--- Start ---

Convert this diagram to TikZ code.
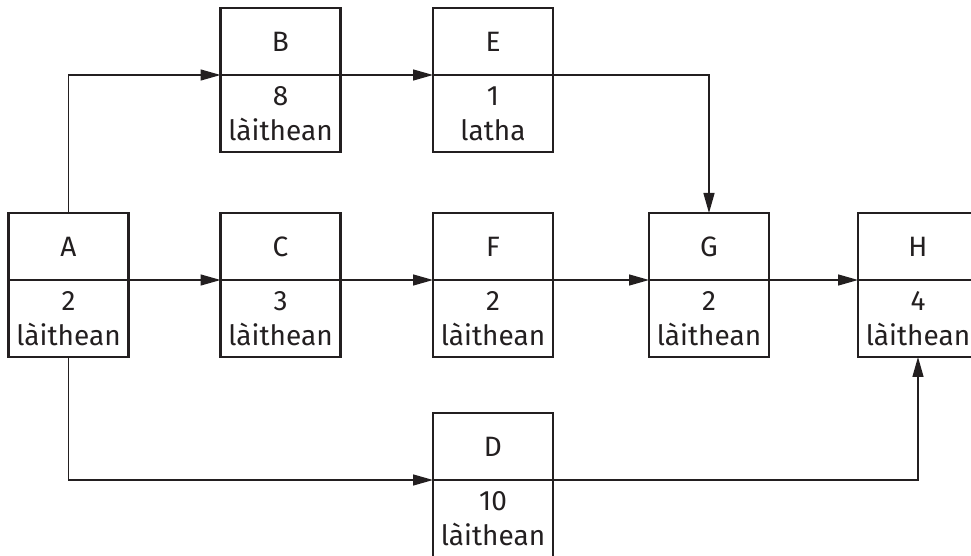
\documentclass[tikz,border=0pt]{standalone}
\usepackage{fontspec}
\setmainfont{Fira Sans}
\usetikzlibrary{arrows.meta,positioning}
\definecolor{ink}{HTML}{231F20}

\tikzset{
  head/.style={draw=ink, line width=1.3pt, minimum width=60pt, minimum height=33.5pt,
    inner sep=0pt, outer sep=0pt, anchor=south},
  body/.style={draw=ink, line width=1.3pt, minimum width=60pt, minimum height=38.5pt,
    inner sep=0pt, outer sep=0pt, align=center},
  link/.style={draw=ink, line width=.7pt, -{Triangle[length=10pt,width=5.5pt]}}
}

\begin{document}
\begin{tikzpicture}[x=.5pt,y=-.5pt,font=\fontsize{14}{17.5}\selectfont,text=ink]
\useasboundingbox (0,0) rectangle (971,556);

        % task names
        \node[head] (A) at (68.5,280) {A};
        \node[head] (B) at (280.5,75) {B};
        \node[head] (C) at (280.5,280) {C};
        \node[head] (D) at (493,480) {D};
        \node[head] (E) at (493,75) {E};
        \node[head] (F) at (493,280) {F};
        \node[head] (G) at (709,280) {G};
        \node[head] (H) at (918,280) {H};

        % durations
        \begin{scope}[every node/.style={body}]
          \node[below=0pt of A] (A-d) {2\\làithean};
          \node[below=0pt of B] (B-d) {8\\làithean};
          \node[below=0pt of C] (C-d) {3\\làithean};
          \node[below=0pt of D] (D-d) {10\\làithean};
          \node[below=0pt of E] (E-d) {1\\latha};
          \node[below=0pt of F] (F-d) {2\\làithean};
          \node[below=0pt of G] (G-d) {2\\làithean};
          \node[below=0pt of H] (H-d) {4\\làithean};
        \end{scope}

        \path[link] (A.north) |- (B.south west);
        \path[link] (B.south east) -- (E.south west);
        \path[link] (E.south east) -| (G.north);
        \path[link] (A.south east) -- (C.south west);
        \path[link] (C.south east) -- (F.south west);
        \path[link] (F.south east) -- (G.south west);
        \path[link] (G.south east) -- (H.south west);
        \path[link] (A-d.south) |- (D.south west);
        \path[link] (D.south east) -| (H-d.south);

      \end{tikzpicture}
\end{document}
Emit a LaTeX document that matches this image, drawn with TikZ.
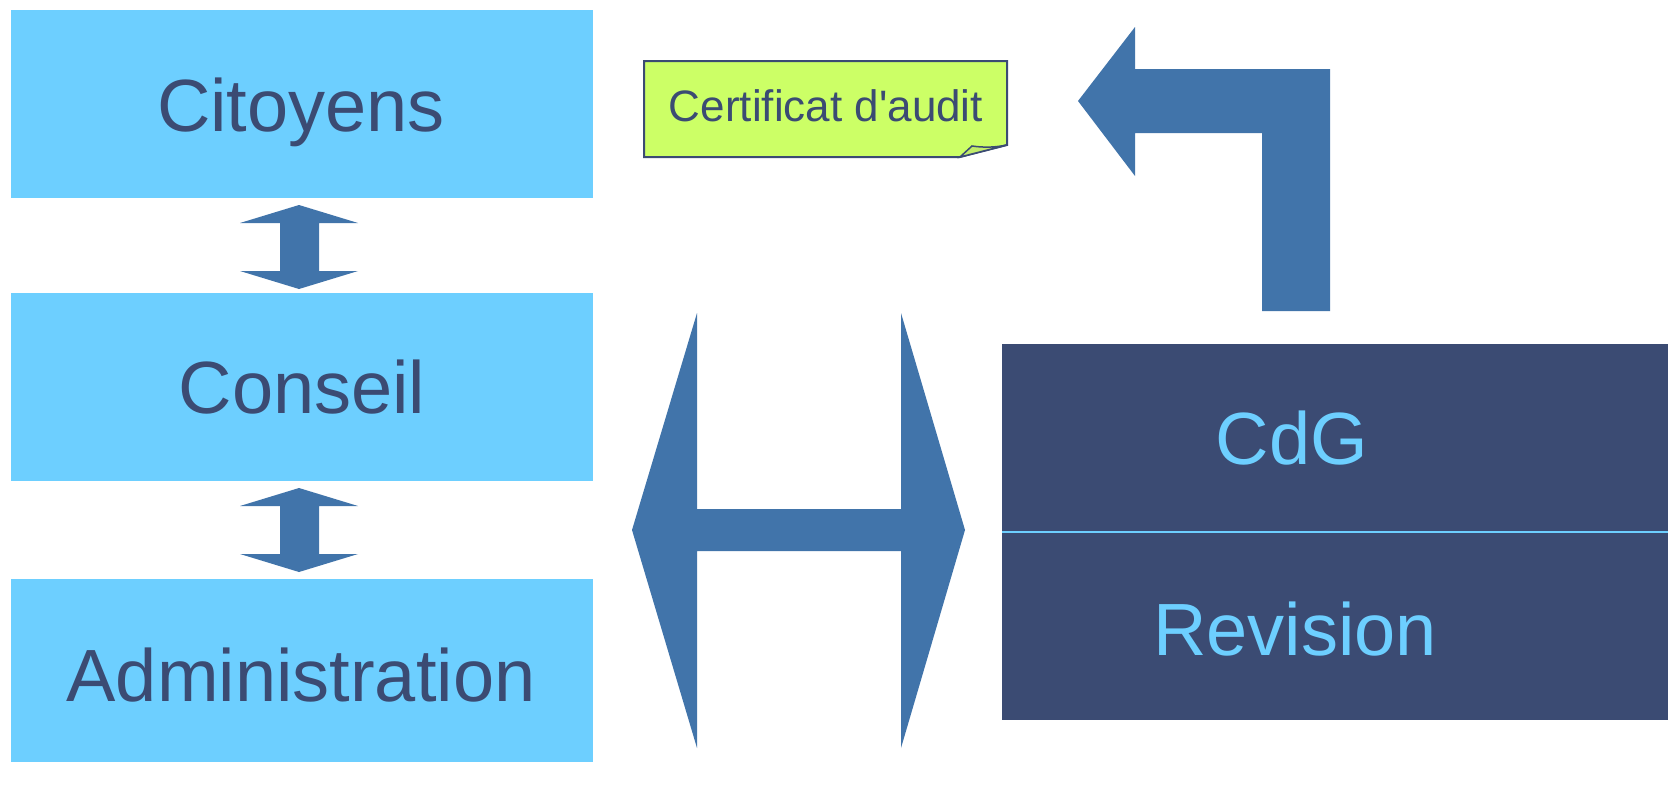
\documentclass[tikz,border=0pt]{standalone}
\usepackage{fontspec}
\setmainfont{Liberation Sans}
\newfontfamily\certfont{Liberation Sans}
\definecolor{lblue}{HTML}{6DCFFF}
\definecolor{navy}{HTML}{3B4B73}
\definecolor{arr}{HTML}{4174AA}
\definecolor{lime}{HTML}{CCFF66}
\begin{document}
\begin{tikzpicture}[x=1pt,y=-1pt,
  box/.style={draw=none, inner sep=0pt, outer sep=0pt, anchor=north west},
  bigtext/.style={font=\fontsize{74}{80}\selectfont, anchor=base, inner sep=0pt},
  blockarrow/.style={fill=arr, draw=none}]
\useasboundingbox (0,0) rectangle (1668,811);
\fill[white] (0,0) rectangle (1668,811);
% left column boxes
\node[box, fill=lblue, minimum width=582pt, minimum height=188pt] (cit) at (11,10) {};
\node[box, fill=lblue, minimum width=582pt, minimum height=188pt] (con) at (11,293) {};
\node[box, fill=lblue, minimum width=582pt, minimum height=183pt] (adm) at (11,579) {};
\node[bigtext, text=navy] (citT) at (301,131) {Citoyens};
\node[bigtext, text=navy] (conT) at (302,413) {Conseil};
\node[bigtext, text=navy] (admT) at (301,701) {Administration};
% small double arrows
\fill[blockarrow] (299,205) -- (358,223) -- (319,223) -- (319,271) -- (358,271) -- (299,289)
  -- (240,271) -- (280,271) -- (280,223) -- (240,223) -- cycle;
\fill[blockarrow] (299,488) -- (358,506) -- (319,506) -- (319,554) -- (358,554) -- (299,572)
  -- (240,554) -- (280,554) -- (280,506) -- (240,506) -- cycle;
% big horizontal double arrow
\fill[blockarrow] (632,530) -- (697,313) -- (697,509) -- (901,509) -- (901,313) -- (965,530)
  -- (901,748) -- (901,551) -- (697,551) -- (697,748) -- cycle;
% bent arrow
\fill[blockarrow] (1262,311) -- (1262,133) -- (1135,133) -- (1135,176) -- (1078,101)
  -- (1135,27) -- (1135,69) -- (1330,69) -- (1330,311) -- cycle;
% right dark box
\node[box, fill=navy, minimum width=666pt, minimum height=376pt] (ctrl) at (1002,344) {};
\draw[lblue, line width=2pt] (ctrl.west |- 0,532) -- (ctrl.east |- 0,532);
\node[bigtext, text=lblue] (cdgT) at (1292,464) {CdG};
\node[bigtext, text=lblue] (revT) at (1295,655) {Revision};
% certificate note
\draw[navy, line width=2pt, fill=lime, line join=miter] (644,61) -- (1007,61) -- (1007,145) -- (960,157) -- (644,157) -- cycle;
\draw[navy, line width=1.5pt, fill=lime!85!gray] (960,157) -- (972,146) .. controls (985,148) and (998,147) .. (1007,145) -- cycle;
\node[font=\certfont\fontsize{44}{50}\selectfont, text=navy, anchor=base, inner sep=0pt] (certT) at (826,121) {Certificat d'audit};
\end{tikzpicture}
\end{document}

--- End ---

Output the lines above in full and exactly as given, omitting any pictures.

Convert this diagram to TikZ code.
\documentclass[tikz,border=0pt]{standalone}
\usepackage{fontspec}
\setmainfont{Fira Sans}
\usetikzlibrary{arrows.meta,positioning}
\definecolor{ink}{HTML}{231F20}

\tikzset{
  head/.style={draw=ink, line width=1.3pt, minimum width=60pt, minimum height=33.5pt,
    inner sep=0pt, outer sep=0pt, anchor=south},
  body/.style={draw=ink, line width=1.3pt, minimum width=60pt, minimum height=38.5pt,
    inner sep=0pt, outer sep=0pt, align=center},
  link/.style={draw=ink, line width=.7pt, -{Triangle[length=10pt,width=5.5pt]}}
}

\begin{document}
\begin{tikzpicture}[x=.5pt,y=-.5pt,font=\fontsize{14}{17.5}\selectfont,text=ink]
\useasboundingbox (0,0) rectangle (971,556);

        % task names
        \node[head] (A) at (68.5,280) {A};
        \node[head] (B) at (280.5,75) {B};
        \node[head] (C) at (280.5,280) {C};
        \node[head] (D) at (493,480) {D};
        \node[head] (E) at (493,75) {E};
        \node[head] (F) at (493,280) {F};
        \node[head] (G) at (709,280) {G};
        \node[head] (H) at (918,280) {H};

        % durations
        \begin{scope}[every node/.style={body}]
          \node[below=0pt of A] (A-d) {2\\làithean};
          \node[below=0pt of B] (B-d) {8\\làithean};
          \node[below=0pt of C] (C-d) {3\\làithean};
          \node[below=0pt of D] (D-d) {10\\làithean};
          \node[below=0pt of E] (E-d) {1\\latha};
          \node[below=0pt of F] (F-d) {2\\làithean};
          \node[below=0pt of G] (G-d) {2\\làithean};
          \node[below=0pt of H] (H-d) {4\\làithean};
        \end{scope}

        \path[link] (A.north) |- (B.south west);
        \path[link] (B.south east) -- (E.south west);
        \path[link] (E.south east) -| (G.north);
        \path[link] (A.south east) -- (C.south west);
        \path[link] (C.south east) -- (F.south west);
        \path[link] (F.south east) -- (G.south west);
        \path[link] (G.south east) -- (H.south west);
        \path[link] (A-d.south) |- (D.south west);
        \path[link] (D.south east) -| (H-d.south);

      \end{tikzpicture}
\end{document}
Emit a LaTeX document that matches this image, drawn with TikZ.
\documentclass[tikz,border=0pt]{standalone}
\usepackage{fontspec}
\setmainfont{Liberation Sans}
\newfontfamily\certfont{Liberation Sans}
\definecolor{lblue}{HTML}{6DCFFF}
\definecolor{navy}{HTML}{3B4B73}
\definecolor{arr}{HTML}{4174AA}
\definecolor{lime}{HTML}{CCFF66}
\begin{document}
\begin{tikzpicture}[x=1pt,y=-1pt,
  box/.style={draw=none, inner sep=0pt, outer sep=0pt, anchor=north west},
  bigtext/.style={font=\fontsize{74}{80}\selectfont, anchor=base, inner sep=0pt},
  blockarrow/.style={fill=arr, draw=none}]
\useasboundingbox (0,0) rectangle (1668,811);
\fill[white] (0,0) rectangle (1668,811);
% left column boxes
\node[box, fill=lblue, minimum width=582pt, minimum height=188pt] (cit) at (11,10) {};
\node[box, fill=lblue, minimum width=582pt, minimum height=188pt] (con) at (11,293) {};
\node[box, fill=lblue, minimum width=582pt, minimum height=183pt] (adm) at (11,579) {};
\node[bigtext, text=navy] (citT) at (301,131) {Citoyens};
\node[bigtext, text=navy] (conT) at (302,413) {Conseil};
\node[bigtext, text=navy] (admT) at (301,701) {Administration};
% small double arrows
\fill[blockarrow] (299,205) -- (358,223) -- (319,223) -- (319,271) -- (358,271) -- (299,289)
  -- (240,271) -- (280,271) -- (280,223) -- (240,223) -- cycle;
\fill[blockarrow] (299,488) -- (358,506) -- (319,506) -- (319,554) -- (358,554) -- (299,572)
  -- (240,554) -- (280,554) -- (280,506) -- (240,506) -- cycle;
% big horizontal double arrow
\fill[blockarrow] (632,530) -- (697,313) -- (697,509) -- (901,509) -- (901,313) -- (965,530)
  -- (901,748) -- (901,551) -- (697,551) -- (697,748) -- cycle;
% bent arrow
\fill[blockarrow] (1262,311) -- (1262,133) -- (1135,133) -- (1135,176) -- (1078,101)
  -- (1135,27) -- (1135,69) -- (1330,69) -- (1330,311) -- cycle;
% right dark box
\node[box, fill=navy, minimum width=666pt, minimum height=376pt] (ctrl) at (1002,344) {};
\draw[lblue, line width=2pt] (ctrl.west |- 0,532) -- (ctrl.east |- 0,532);
\node[bigtext, text=lblue] (cdgT) at (1292,464) {CdG};
\node[bigtext, text=lblue] (revT) at (1295,655) {Revision};
% certificate note
\draw[navy, line width=2pt, fill=lime, line join=miter] (644,61) -- (1007,61) -- (1007,145) -- (960,157) -- (644,157) -- cycle;
\draw[navy, line width=1.5pt, fill=lime!85!gray] (960,157) -- (972,146) .. controls (985,148) and (998,147) .. (1007,145) -- cycle;
\node[font=\certfont\fontsize{44}{50}\selectfont, text=navy, anchor=base, inner sep=0pt] (certT) at (826,121) {Certificat d'audit};
\end{tikzpicture}
\end{document}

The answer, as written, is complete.